Rachel Malane (Ph.D., 2004) is a Manuscript Editor at the University of Chicago Press. Peter Lang Press published her dissertation, Sex in Mind: The Gendered Brain in Nineteenth-Century Literature and Mental Sciences in 2005. This study explores the role of the gendered brain in Victorian literature and science, showing the increasing nineteenth-century fixation on abnormal brain function and how the narratives of Charlotte Brontë, Wilkie Collins, and Thomas Hardy were in dynamic conversation with the prevailing ideas about the mind. 

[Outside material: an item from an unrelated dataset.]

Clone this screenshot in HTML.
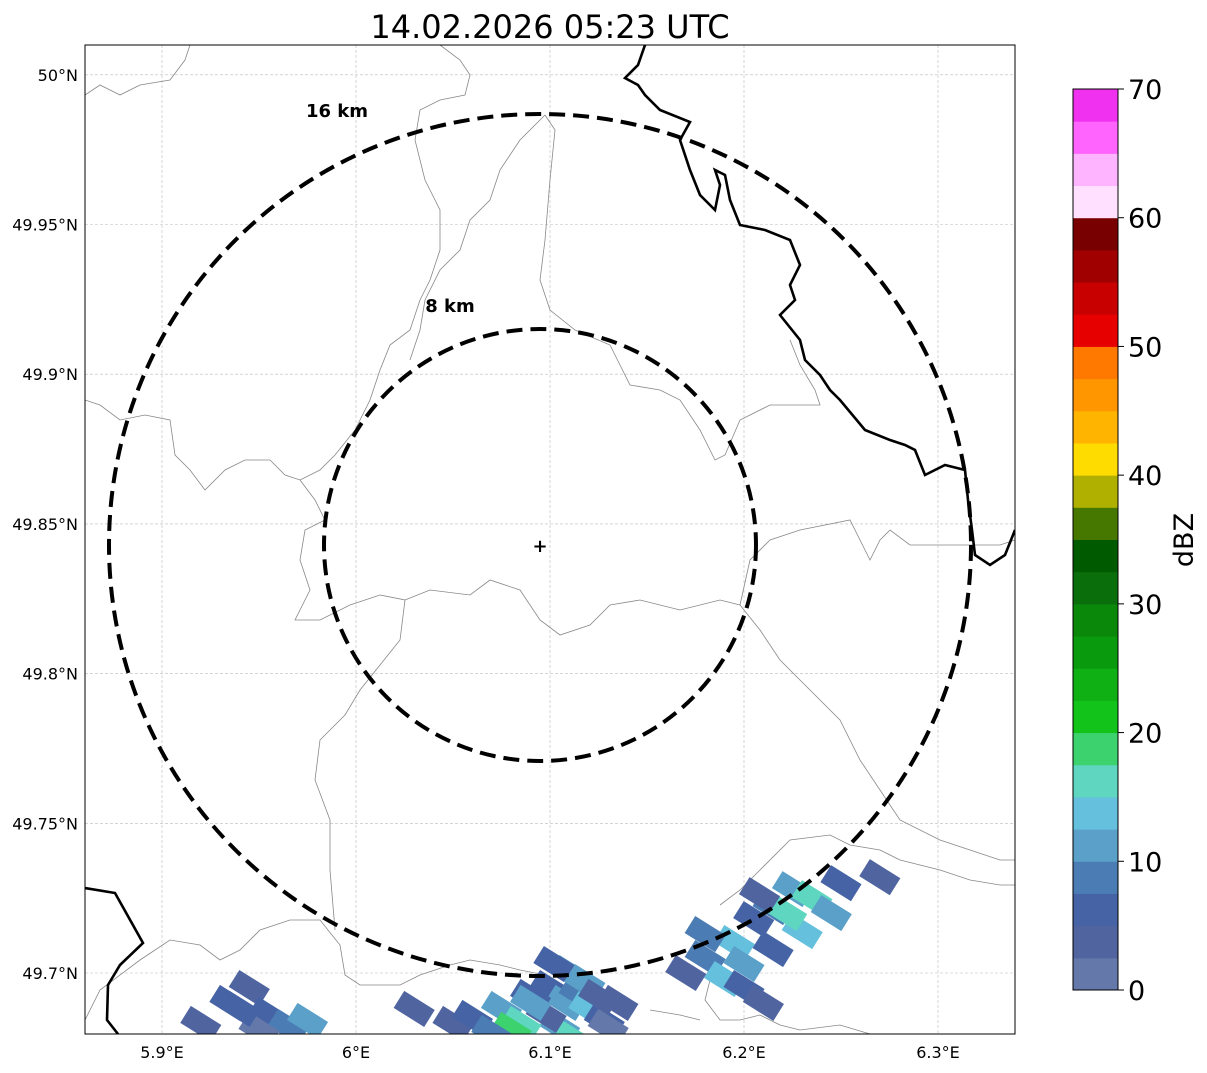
<!DOCTYPE html>
<html><head><meta charset="utf-8">
<style>
body{margin:0;background:#fff;font-family:"DejaVu Sans","Liberation Sans",sans-serif;}
</style></head>
<body>
<svg id="chart" width="1207" height="1069" xmlns="http://www.w3.org/2000/svg" font-family="DejaVu Sans, Liberation Sans, sans-serif">
<text x="550" y="38" font-size="32" text-anchor="middle">14.02.2026 05:23 UTC</text>
<defs><clipPath id="mapclip"><rect x="85" y="45" width="930" height="989"/></clipPath></defs>
<g id="grid"></g>
<g clip-path="url(#mapclip)">
<g fill="none" stroke="#888" stroke-width="0.8">
<path d="M85,95 L100,85 120,95 140,85 170,80 185,60 190,45"/>
<path d="M440,45 L460,60 470,75 465,95 440,100 420,110 415,140 425,180 440,210 440,250 430,280 420,300 410,330 390,345 380,370 370,400 355,430 335,455 320,470 300,480 285,475 270,460 245,460 225,470 205,490 190,470 175,455 170,420 145,415 120,420 100,405 85,400"/>
<path d="M545,115 L555,130 550,180 545,240 540,280 550,310 575,330 610,345 620,365 630,385 660,390 680,400 700,430 715,460 725,455 740,420 770,405 820,405 815,390 800,365 790,340"/>
<path d="M545,115 L520,140 500,170 490,200 470,220 460,250 440,270 425,300 420,330 410,360"/>
<path d="M325,520 L305,530 300,560 310,590 295,620 320,620 350,605 380,595 405,600 400,640 380,665 360,690 345,715 320,740 315,780 330,820 330,870 335,930"/>
<path d="M300,480 L315,500 325,520"/>
<path d="M405,600 L430,590 470,595 490,580 520,590 540,620 560,635 590,625 610,605 640,600 680,610 720,600 740,605 760,630 780,660 810,690 840,720 860,760 880,790 900,820 940,840 970,850 1000,860 1015,860"/>
<path d="M740,605 L750,560 770,540 800,530 850,520 870,560 880,540 890,530 910,545 960,545 1000,545 1015,540"/>
<path d="M85,1020 L100,990 140,960 170,940 200,945 220,960 240,950 260,930 290,920 320,920 340,945 345,975 360,985 400,985 420,975 450,965 470,960 500,965 520,970 545,975"/>
<path d="M720,905 L740,890 760,870 790,840 830,835 850,845 880,850 900,860 940,870 970,880 1000,885 1015,885"/>
<path d="M700,940 L710,980 705,1000 720,1020 740,1020 760,1015 780,1025 800,1030 840,1025 870,1034"/>
<path d="M650,1010 L680,1015 700,1020"/>
</g>
<g fill="none" stroke="#000" stroke-width="2.6">
<path d="M645,45 L638,65 625,78 638,85 645,95 660,110 690,122 680,140 690,170 700,195 715,210 720,185 715,170 725,175 730,200 740,225 765,230 790,240 800,265 790,285 795,300 780,315 800,340 805,360 820,375 830,390 840,400 865,430 890,440 905,445 915,450 925,475 945,465 965,470 968,500 972,530 975,555 990,565 1005,555 1015,530"/>
<path d="M85,888 L115,893 143,943 120,965 108,985 107,1020 118,1034"/>
</g>
<g id="cells"></g>
<circle cx="540" cy="545" r="216" fill="none" stroke="#000" stroke-width="4" stroke-dasharray="16,8"/>
<circle cx="540" cy="545" r="431" fill="none" stroke="#000" stroke-width="4" stroke-dasharray="16,8"/>
</g>
<text x="337" y="117" font-size="18" font-weight="bold" text-anchor="middle">16 km</text>
<text x="450" y="312" font-size="18" font-weight="bold" text-anchor="middle">8 km</text>
<text x="540" y="552" font-size="18" font-weight="bold" text-anchor="middle">+</text>
<rect x="85" y="45" width="930" height="989" fill="none" stroke="#000" stroke-width="1"/>
<g id="axes" font-size="16"></g>
<g id="cbar"></g>
<text x="1193" y="540" font-size="27" text-anchor="middle" transform="rotate(-90 1193 540)">dBZ</text>
</svg>
<script>
const lonTicks=[5.9,6.0,6.1,6.2,6.3];
const lonLabels=["5.9°E","6°E","6.1°E","6.2°E","6.3°E"];
const latTicks=[50,49.95,49.9,49.85,49.8,49.75,49.7];
const latLabels=["50°N","49.95°N","49.9°N","49.85°N","49.8°N","49.75°N","49.7°N"];
const lons=[6.100,6.108,6.115,6.120,6.128,6.105,6.112,6.098,6.118,6.125,6.090,6.135,6.130,6.110,6.102,5.920,5.935,5.945,5.955,5.965,5.975,5.950,5.940,6.030,6.050,6.060,6.075,6.085,6.090,6.080,6.070,6.180,6.190,6.200,6.195,6.205,6.215,6.225,6.235,6.245,6.230,6.215,6.250,6.210,6.170,6.270,6.180,6.200,6.222,6.208];
const lats=[49.695,49.690,49.693,49.688,49.684,49.682,49.678,49.686,49.697,49.692,49.692,49.690,49.682,49.700,49.703,49.683,49.690,49.695,49.686,49.682,49.684,49.681,49.688,49.688,49.683,49.685,49.688,49.683,49.690,49.681,49.680,49.705,49.698,49.695,49.710,49.718,49.722,49.728,49.725,49.720,49.714,49.708,49.730,49.690,49.700,49.732,49.713,49.703,49.720,49.726];
const dbz=[5,12,8,14,6,10,16,3,12,4,7,3,2,11,5,3,5,4,6,8,12,2,5,4,3,6,10,16,12,18,9,8,14,6,14,5,8,12,16,11,13,7,6,3,4,4,9,12,15,4];
const cbLevels=[0,10,20,30,40,50,60,70];
const cbColors=["#6478aa","#5064a0","#4664a5","#4b7db4","#5aa0c8","#64c0dc","#5fd6c0","#3cd26e","#12c41a","#0eb014","#0a9a0e","#0a880a","#0a6e0a","#005a00","#467800","#b0b000","#ffdc00","#ffb400","#ff9600","#ff7800","#e60000","#c80000","#a00000","#780000","#ffe0ff","#ffb4ff","#ff64ff","#f032f0"];
const NS="http://www.w3.org/2000/svg";
const xS=lon=>162+(lon-5.9)*1940;
const yS=lat=>973-(lat-49.7)*2994;
const cbY=v=>990-v/70*901;
function mk(tag,attrs,parent){const e=document.createElementNS(NS,tag);for(const k in attrs)e.setAttribute(k,attrs[k]);parent.appendChild(e);return e;}
const grid=document.getElementById('grid'),axes=document.getElementById('axes');
lonTicks.forEach((t,i)=>{const x=xS(t);
 const l=mk('line',{x1:x,x2:x,y1:45,y2:1034,stroke:'#bbb','stroke-width':0.6,'stroke-dasharray':'3,2'},grid);
 
 
 const tx=mk('text',{x:x,y:1058,'text-anchor':'middle'},axes);tx.textContent=lonLabels[i];
 
 });
latTicks.forEach((t,i)=>{const y=yS(t);
 const l=mk('line',{x1:85,x2:1015,y1:y,y2:y,stroke:'#bbb','stroke-width':0.6,'stroke-dasharray':'3,2'},grid);
 
 
 const tx=mk('text',{x:78,y:y+6,'text-anchor':'end'},axes);tx.textContent=latLabels[i];
 
 });
function colorFor(v){return cbColors[Math.max(0,Math.min(cbColors.length-1,Math.floor(v/2.5)))];}
const cells=document.getElementById('cells');
lons.forEach((lo,i)=>{const x=xS(lo),y=yS(lats[i]);
 const r=mk('rect',{x:x-18,y:y-10,width:36,height:20,fill:colorFor(dbz[i]),transform:`rotate(32 ${x} ${y})`},cells);
 
 });
const cb=document.getElementById('cbar');
for(let i=0;i<28;i++){const y1=cbY((i+1)*2.5),y0=cbY(i*2.5);
 const r=mk('rect',{x:1073,y:y1,width:45,height:y0-y1+0.5,fill:cbColors[i]},cb);
 
 }
const fr=mk('rect',{x:1073,y:89,width:45,height:901,fill:'none',stroke:'#000','stroke-width':1},cb);


cbLevels.forEach(v=>{const y=cbY(v);
 mk('line',{x1:1118,x2:1124,y1:y,y2:y,stroke:'#000'},cb);
 const t=mk('text',{x:1128,y:y+10,'font-size':27},cb);t.textContent=v;
 
 });
</script>
</body></html>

Michael Tomko (Ph.D., 2005) Assistant Professor of Humanities at Villanova University, has published the articles, “ Varieties of Geological Experience: Religion, Body, and Spirit in Tennyson’s In Memoriam and Lyell’s Principles of Geology” in Victorian Poetry and “Abolition Poetry, National Identity, and Religion: The Case of Peter Newby’s The Wrongs of Almoona,” in Eighteenth Century: Theory and Interpretation. His dissertation, “The Catholic Question in British Romantic Literature: National Identity, History, and Religious Politics, 1778-1829,” examines the intersection of religious discourse, national historiography, and political reform within the struggle for Catholic Emancipation, one of the most contentious but critically neglected issues in romantic period literature.